Indonesia Masa Depan 3 :  Pangan hingga Bahan Baku Pesawat Terbang, Kita Rajanya

Hazairin Sitepu (Bang HS) berdiskusi dengan
Hazairin Sitepu (Bang HS) berdiskusi dengan Rektor IPB University Prof Dr Arif Satria. (tangkapan layar)

SUMBER  ekonomi Indonesia melimpah, di darat dan di laut. Hasil inovasi juga segudang. Tetapi kita belum komprehensif melibatkan rakyat secara tersistem untuk meraih pertumbuhan melalui pemerataan. Berkut ini bagian ketiga kutipan diskusi tentang Indonesia Masa Depan oleh Bang HS dengan Rektor IPB Prof Dr Arif Satria.

Bang HS: (Dari hasil inovasi), IPB sudah memiliki berapa varietas padi?

Bacaan Lainnya

Prof Arif Satria: Total ada 70 varietas.
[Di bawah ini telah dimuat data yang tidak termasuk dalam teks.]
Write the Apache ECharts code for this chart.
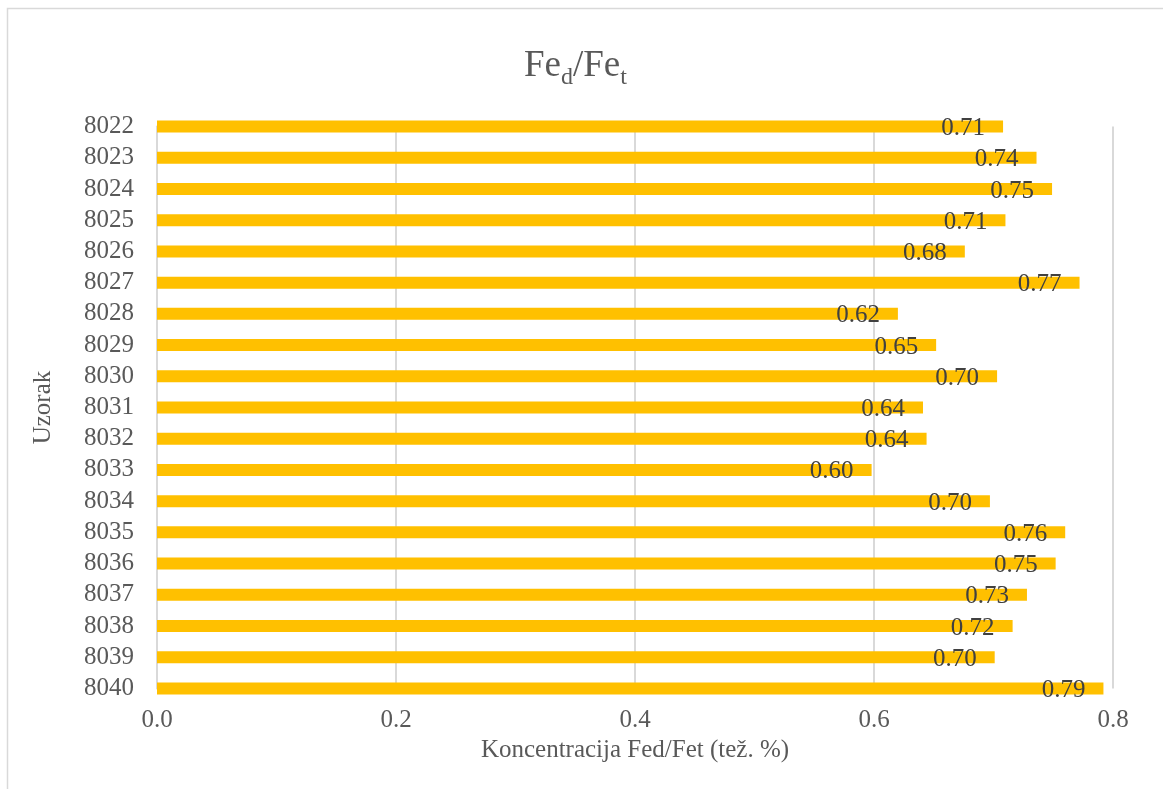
<!DOCTYPE html>
<html>
<head>
<meta charset="utf-8">
<script src="https://cdn.jsdelivr.net/npm/echarts@6/dist/echarts.min.js"></script>
<style>html,body{margin:0;padding:0;background:#fff;}#c{width:1163px;height:789px;}</style>
</head>
<body>
<div id="c"></div>
<script>
const categories = ['8022','8023','8024','8025','8026','8027','8028','8029','8030','8031','8032','8033','8034','8035','8036','8037','8038','8039','8040'];
const values = [0.708,0.736,0.749,0.710,0.676,0.772,0.620,0.652,0.703,0.641,0.644,0.598,0.697,0.760,0.752,0.728,0.716,0.701,0.792];
const xTicks = [0, 0.2, 0.4, 0.6, 0.8];
const xName = 'Koncentracija Fed/Fet (tež. %)';
const yName = 'Uzorak';

const FONT = '"Liberation Serif", "Times New Roman", serif';
const chart = echarts.init(document.getElementById('c'));
chart.setOption({
  animation: false,
  backgroundColor: '#fff',
  graphic: [{
    type: 'rect', silent: true, z: -10,
    shape: { x: 7.5, y: 8.5, width: 1300, height: 1000 },
    style: { fill: null, stroke: '#d9d9d9', lineWidth: 1.5 }
  }],
  title: {
    text: '{a|Fe}{s|d}{a|/Fe}{s|t}',
    left: 519, top: 43,
    textStyle: {
      rich: {
        a: { fontFamily: FONT, fontSize: 37, fontWeight: 'normal', color: '#595959', lineHeight: 42, verticalAlign: 'top' },
        s: { fontFamily: FONT, fontSize: 24, fontWeight: 'normal', color: '#595959', lineHeight: 42, verticalAlign: 'bottom' }
      }
    }
  },
  grid: { left: 157, right: 50, top: 126.6, bottom: 100.6, containLabel: false },
  xAxis: {
    type: 'value', min: xTicks[0], max: xTicks[xTicks.length - 1], interval: 0.2,
    name: xName, nameLocation: 'middle', nameGap: 45,
    nameTextStyle: { fontFamily: FONT, fontSize: 25, color: '#595959' },
    axisLine: { show: false }, axisTick: { show: false },
    axisLabel: { fontFamily: FONT, fontSize: 25, color: '#595959', margin: 20,
      formatter: v => v.toFixed(1) },
    splitLine: { show: true, lineStyle: { color: '#d9d9d9', width: 2 } }
  },
  yAxis: {
    type: 'category', data: categories, inverse: true, boundaryGap: false,
    name: yName, nameLocation: 'middle', nameGap: 101, nameRotate: 90,
    nameTextStyle: { fontFamily: FONT, fontSize: 25, color: '#595959' },
    axisLine: { show: true, lineStyle: { color: '#d9d9d9', width: 2 } },
    axisTick: { show: false },
    axisLabel: { fontFamily: FONT, fontSize: 25, color: '#595959', margin: 23, interval: 0, padding: [4, 0, 0, 0] },
    splitLine: { show: false }
  },
  series: [{
    type: 'bar', data: values, barWidth: 12, clip: true,
    itemStyle: { color: '#FFC000' },
    label: {
      show: true, position: 'insideRight', distance: 18, offset: [0, 2],
      fontFamily: FONT, fontSize: 25, color: '#404040',
      formatter: p => p.value.toFixed(2)
    }
  }]
});
</script>
</body>
</html>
Kita ada IPB 3S. Sekarang 4S yang sudah (panen) 12 ton per hektar. Kita sudah panen dengan presiden di Malang, dan banyak di Jawa Timur kita praktikkan. Kita sebar di Jawa Timur dan di 26 provinsi. Ada lagi sekarang varietas IPB 9G, atau padi gogo, untuk lahan kering. Itu sudah 12 ton per hektar juga.

Bang HS: Bagaimana pengembangannya?

Prof Arif Satria: Saya selalu sampaikan kepada pemerintah agar kita maping. Perguruan tinggi punya inovasi yang harus dimanfaatkan. Tugas kami perguruan tinggi untuk meriset dan mendidik orang. Tapi pengembangan nasional bukan tugas kita. Tugas kita kan piloting, prototipe. Dengan keterbatasan yang kita miliki, ya, harus bersama-sama.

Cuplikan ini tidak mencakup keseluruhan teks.